## To be done
Select the lines that hold the word "document" and copy each one.

## Data provided

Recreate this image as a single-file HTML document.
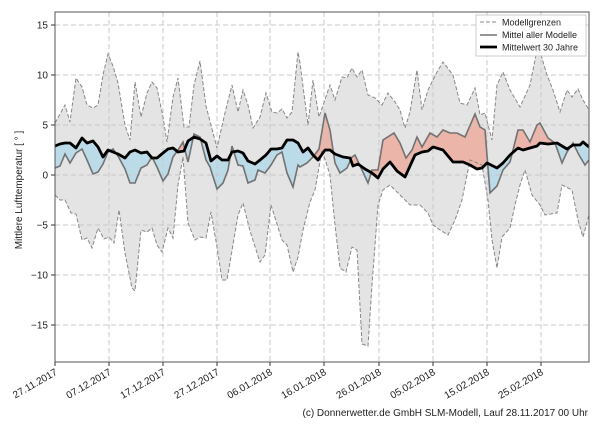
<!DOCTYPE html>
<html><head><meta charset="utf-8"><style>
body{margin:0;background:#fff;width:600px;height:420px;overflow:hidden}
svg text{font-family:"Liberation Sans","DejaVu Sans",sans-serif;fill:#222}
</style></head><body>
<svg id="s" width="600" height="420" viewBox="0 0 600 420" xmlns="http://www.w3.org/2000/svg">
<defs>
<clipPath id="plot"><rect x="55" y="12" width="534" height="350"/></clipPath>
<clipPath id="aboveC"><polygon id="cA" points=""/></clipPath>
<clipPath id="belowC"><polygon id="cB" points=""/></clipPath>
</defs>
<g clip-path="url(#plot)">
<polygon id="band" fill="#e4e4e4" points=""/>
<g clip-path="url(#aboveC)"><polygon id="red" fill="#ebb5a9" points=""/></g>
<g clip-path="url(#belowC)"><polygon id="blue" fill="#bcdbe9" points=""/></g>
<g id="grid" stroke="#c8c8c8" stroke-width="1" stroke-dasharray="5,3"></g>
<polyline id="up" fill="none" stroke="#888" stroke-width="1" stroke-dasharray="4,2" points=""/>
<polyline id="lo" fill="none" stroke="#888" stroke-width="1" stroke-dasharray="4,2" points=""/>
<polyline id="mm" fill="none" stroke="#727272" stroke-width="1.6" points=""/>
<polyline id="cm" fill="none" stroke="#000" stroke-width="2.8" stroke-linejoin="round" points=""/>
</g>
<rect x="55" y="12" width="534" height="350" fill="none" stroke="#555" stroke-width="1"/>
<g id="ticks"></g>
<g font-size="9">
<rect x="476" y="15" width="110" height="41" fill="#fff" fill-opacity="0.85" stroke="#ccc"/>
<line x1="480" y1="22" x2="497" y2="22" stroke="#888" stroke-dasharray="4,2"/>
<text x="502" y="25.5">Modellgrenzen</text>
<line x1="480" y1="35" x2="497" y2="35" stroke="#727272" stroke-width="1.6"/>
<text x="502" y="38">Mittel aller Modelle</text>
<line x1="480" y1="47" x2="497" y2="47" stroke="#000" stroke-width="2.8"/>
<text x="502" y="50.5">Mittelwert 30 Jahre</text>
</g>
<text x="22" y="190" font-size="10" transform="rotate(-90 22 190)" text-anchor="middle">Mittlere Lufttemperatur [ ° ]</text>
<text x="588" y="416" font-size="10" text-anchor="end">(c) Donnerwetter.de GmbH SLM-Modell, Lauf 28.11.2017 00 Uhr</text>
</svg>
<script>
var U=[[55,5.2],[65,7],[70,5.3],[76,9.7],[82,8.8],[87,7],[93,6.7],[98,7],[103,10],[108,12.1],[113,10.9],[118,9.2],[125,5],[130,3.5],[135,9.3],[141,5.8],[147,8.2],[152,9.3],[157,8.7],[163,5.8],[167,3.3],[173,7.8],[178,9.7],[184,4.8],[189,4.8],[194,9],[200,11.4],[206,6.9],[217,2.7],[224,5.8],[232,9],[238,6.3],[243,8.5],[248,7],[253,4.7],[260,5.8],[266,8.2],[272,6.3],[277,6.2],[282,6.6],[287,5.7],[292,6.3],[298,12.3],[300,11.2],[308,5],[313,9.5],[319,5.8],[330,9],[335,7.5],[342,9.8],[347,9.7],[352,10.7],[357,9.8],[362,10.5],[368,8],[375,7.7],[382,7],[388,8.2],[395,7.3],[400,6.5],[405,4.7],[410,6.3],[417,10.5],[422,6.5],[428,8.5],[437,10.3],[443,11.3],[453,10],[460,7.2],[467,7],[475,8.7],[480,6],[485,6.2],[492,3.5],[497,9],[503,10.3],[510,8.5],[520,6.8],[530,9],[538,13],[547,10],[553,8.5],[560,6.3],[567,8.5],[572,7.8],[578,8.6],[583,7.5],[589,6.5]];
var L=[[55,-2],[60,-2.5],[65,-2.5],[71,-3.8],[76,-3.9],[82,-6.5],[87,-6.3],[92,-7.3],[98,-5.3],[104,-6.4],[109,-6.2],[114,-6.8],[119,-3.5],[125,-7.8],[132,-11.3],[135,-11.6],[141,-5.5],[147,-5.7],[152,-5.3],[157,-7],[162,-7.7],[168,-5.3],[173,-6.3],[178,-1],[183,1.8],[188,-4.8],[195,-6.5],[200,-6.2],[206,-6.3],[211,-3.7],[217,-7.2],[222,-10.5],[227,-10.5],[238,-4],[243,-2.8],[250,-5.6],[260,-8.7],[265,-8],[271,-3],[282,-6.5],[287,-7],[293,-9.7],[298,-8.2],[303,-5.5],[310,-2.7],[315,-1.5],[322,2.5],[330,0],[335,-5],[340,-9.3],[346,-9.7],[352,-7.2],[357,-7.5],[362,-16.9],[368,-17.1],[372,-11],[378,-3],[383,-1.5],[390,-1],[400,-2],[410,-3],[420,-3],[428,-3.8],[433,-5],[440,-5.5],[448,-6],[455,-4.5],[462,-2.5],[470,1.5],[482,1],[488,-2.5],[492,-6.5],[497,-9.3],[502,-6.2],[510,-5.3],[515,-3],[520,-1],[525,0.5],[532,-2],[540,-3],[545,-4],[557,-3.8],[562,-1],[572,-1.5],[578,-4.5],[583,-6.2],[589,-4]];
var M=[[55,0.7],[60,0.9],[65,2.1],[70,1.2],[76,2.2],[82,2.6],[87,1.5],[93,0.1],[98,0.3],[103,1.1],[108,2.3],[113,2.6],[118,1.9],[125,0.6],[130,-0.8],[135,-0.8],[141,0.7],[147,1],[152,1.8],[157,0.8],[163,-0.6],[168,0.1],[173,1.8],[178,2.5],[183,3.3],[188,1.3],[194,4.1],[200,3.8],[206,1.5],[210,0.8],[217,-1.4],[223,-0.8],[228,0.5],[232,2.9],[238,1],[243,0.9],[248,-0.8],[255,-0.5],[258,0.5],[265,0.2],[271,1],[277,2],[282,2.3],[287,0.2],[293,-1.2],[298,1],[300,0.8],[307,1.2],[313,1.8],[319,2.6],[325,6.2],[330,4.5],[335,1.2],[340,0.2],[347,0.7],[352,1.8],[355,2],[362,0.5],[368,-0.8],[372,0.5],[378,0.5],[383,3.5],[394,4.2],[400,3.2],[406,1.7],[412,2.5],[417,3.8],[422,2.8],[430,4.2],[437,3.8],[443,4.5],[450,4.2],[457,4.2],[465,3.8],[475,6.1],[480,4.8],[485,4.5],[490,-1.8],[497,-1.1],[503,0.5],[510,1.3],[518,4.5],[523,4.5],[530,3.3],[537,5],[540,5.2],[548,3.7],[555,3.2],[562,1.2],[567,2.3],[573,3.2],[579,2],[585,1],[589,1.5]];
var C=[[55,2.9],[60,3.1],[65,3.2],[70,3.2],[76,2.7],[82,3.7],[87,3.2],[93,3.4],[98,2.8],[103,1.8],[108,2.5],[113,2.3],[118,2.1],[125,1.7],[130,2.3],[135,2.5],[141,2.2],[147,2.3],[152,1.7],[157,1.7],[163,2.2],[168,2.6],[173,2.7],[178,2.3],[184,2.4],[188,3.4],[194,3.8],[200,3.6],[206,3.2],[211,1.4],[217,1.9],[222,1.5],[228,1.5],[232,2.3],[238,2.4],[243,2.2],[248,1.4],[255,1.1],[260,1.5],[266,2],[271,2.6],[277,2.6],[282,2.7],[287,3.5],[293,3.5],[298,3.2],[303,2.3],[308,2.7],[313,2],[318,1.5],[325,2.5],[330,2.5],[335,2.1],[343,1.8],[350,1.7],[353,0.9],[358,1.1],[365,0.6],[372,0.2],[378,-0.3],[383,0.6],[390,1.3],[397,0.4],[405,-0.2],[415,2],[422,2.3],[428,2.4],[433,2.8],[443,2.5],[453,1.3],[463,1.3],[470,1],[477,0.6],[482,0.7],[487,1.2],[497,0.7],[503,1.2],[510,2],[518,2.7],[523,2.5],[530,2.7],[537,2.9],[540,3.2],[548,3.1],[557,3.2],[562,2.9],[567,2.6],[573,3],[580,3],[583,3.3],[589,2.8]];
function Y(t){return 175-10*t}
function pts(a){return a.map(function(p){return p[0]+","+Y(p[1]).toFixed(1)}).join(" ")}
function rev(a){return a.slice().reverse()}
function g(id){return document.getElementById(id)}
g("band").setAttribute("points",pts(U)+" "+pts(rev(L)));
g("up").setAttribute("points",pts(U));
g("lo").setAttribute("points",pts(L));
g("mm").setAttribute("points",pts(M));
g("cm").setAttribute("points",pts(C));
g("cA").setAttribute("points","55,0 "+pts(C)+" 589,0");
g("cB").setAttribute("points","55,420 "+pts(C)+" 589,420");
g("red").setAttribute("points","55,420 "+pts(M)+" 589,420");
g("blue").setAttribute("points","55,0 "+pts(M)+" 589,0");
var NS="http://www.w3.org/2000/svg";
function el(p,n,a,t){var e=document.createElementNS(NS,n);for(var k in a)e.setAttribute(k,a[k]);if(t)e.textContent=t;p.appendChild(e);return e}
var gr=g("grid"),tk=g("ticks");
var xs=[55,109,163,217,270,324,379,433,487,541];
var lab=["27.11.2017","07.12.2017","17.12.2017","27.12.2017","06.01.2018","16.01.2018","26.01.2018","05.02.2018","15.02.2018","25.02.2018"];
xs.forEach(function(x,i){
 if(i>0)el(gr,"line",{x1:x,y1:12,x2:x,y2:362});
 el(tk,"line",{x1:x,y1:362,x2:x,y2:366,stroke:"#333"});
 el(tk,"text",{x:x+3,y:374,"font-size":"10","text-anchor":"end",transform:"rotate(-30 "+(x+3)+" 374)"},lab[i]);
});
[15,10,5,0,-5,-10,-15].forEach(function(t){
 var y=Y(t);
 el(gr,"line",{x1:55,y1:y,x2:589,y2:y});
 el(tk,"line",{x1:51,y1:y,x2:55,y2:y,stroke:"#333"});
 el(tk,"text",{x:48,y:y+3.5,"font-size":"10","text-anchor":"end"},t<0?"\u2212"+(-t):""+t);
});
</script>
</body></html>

## Output for this task
Recreate this image as a single-file HTML document.
function g(id){return document.getElementById(id)}
function el(p,n,a,t){var e=document.createElementNS(NS,n);for(var k in a)e.setAttribute(k,a[k]);if(t)e.textContent=t;p.appendChild(e);return e}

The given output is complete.